The wedding was a surreal whirlwind: seven parties and hundreds of fancy dresses and elegant suits. We danced every night and took photos in funny hats and fake mustaches. My favorite part came one evening when they lit the ocean — I am not kidding — they turned on huge spotlights, and literally lit the ocean.
Packing to head back to Paris from St. Tropez, I rolled my red gown like Cinderella might have, smiling that there was no midnight curfew, and no pumpkin taking me out of the fairytale to a life of cinders. This new body and this new life were my new normal, and that night marked my rite of passage from my before to my after pictures.
The visit with my parents had gone well, so far. Leaving their apartment at the end of the trip, I ran into Valerie: pineapple-Valerie. Not that I was looking for revenge, but she’d gained weight. I’d lost mine. We exchanged a look that stated that fact.
My parents took us to the airport, and we got into a huge fight — not atypical for my family. It has something to do with my mother’s separation anxiety. To avoid missing me, she starts fights; being angry is easier than being sad.
Sitting on the plane back home to LA, I exhaled a huge breath of relief, as if I’d been holding it in for the past two weeks. If nothing else, to fit in my dress.
To have been twice my size and half of that, gave me two distinct existences in one. Having toggled my whole life between the two, this trip terminated the yo-yoing; establishing my tenure on the healthy side of the equation.
It took me a minute to adjust to my new center of gravity, literally and figuratively. I would pass mirrors, notice a reflection, and say to myself, ‘I love this woman’s shoes,’ only to realize they were mine.
Many times, I would stand next to a thin someone to take a picture, I’d think, “I am going to look like an elephant,” and be shocked that I did not, everytime.
A decade into a healthy weight, I found myself in a store, picking outfits, and when the sales guy saw them, he shrieked, “Honey, are you buying those for yourself?
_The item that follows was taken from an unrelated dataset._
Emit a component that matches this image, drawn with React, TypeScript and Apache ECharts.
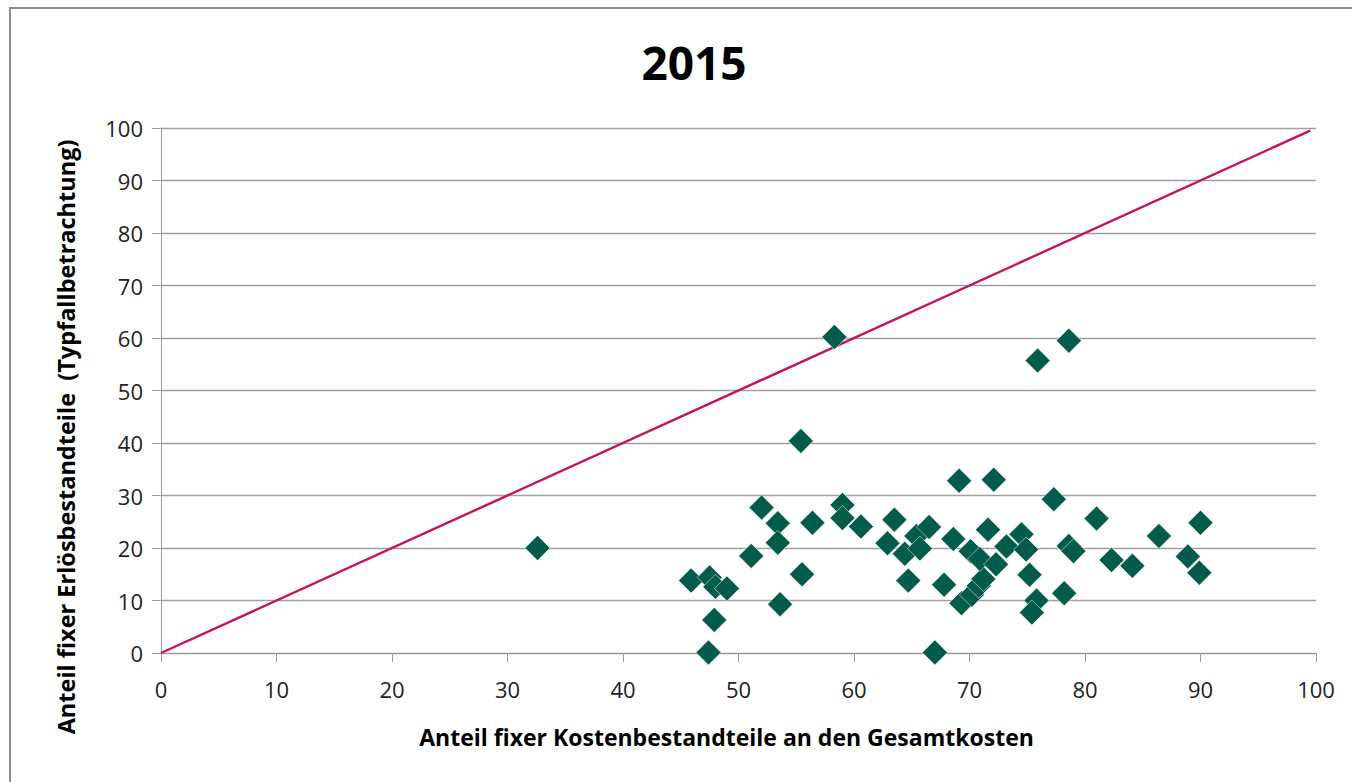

They’re three sizes too big!” I would go back to hunt for more size-appropriate things, and come back with 2’s and 4’s. “Sweetie, those are too small,” he would say, grabbing my arm to go help me find my actual size.
Body dysmorphia is more common in people struggling with anorexic behaviors, but not uncommon in my kind. For a few years, I underwent major renovations, inside and out. Being twice my weight and half of it in one lifetime is no small feat.
I love Michelangelo’s response when asked how he sculpted David: “I saw the angel in the marble and carved until I set him free.”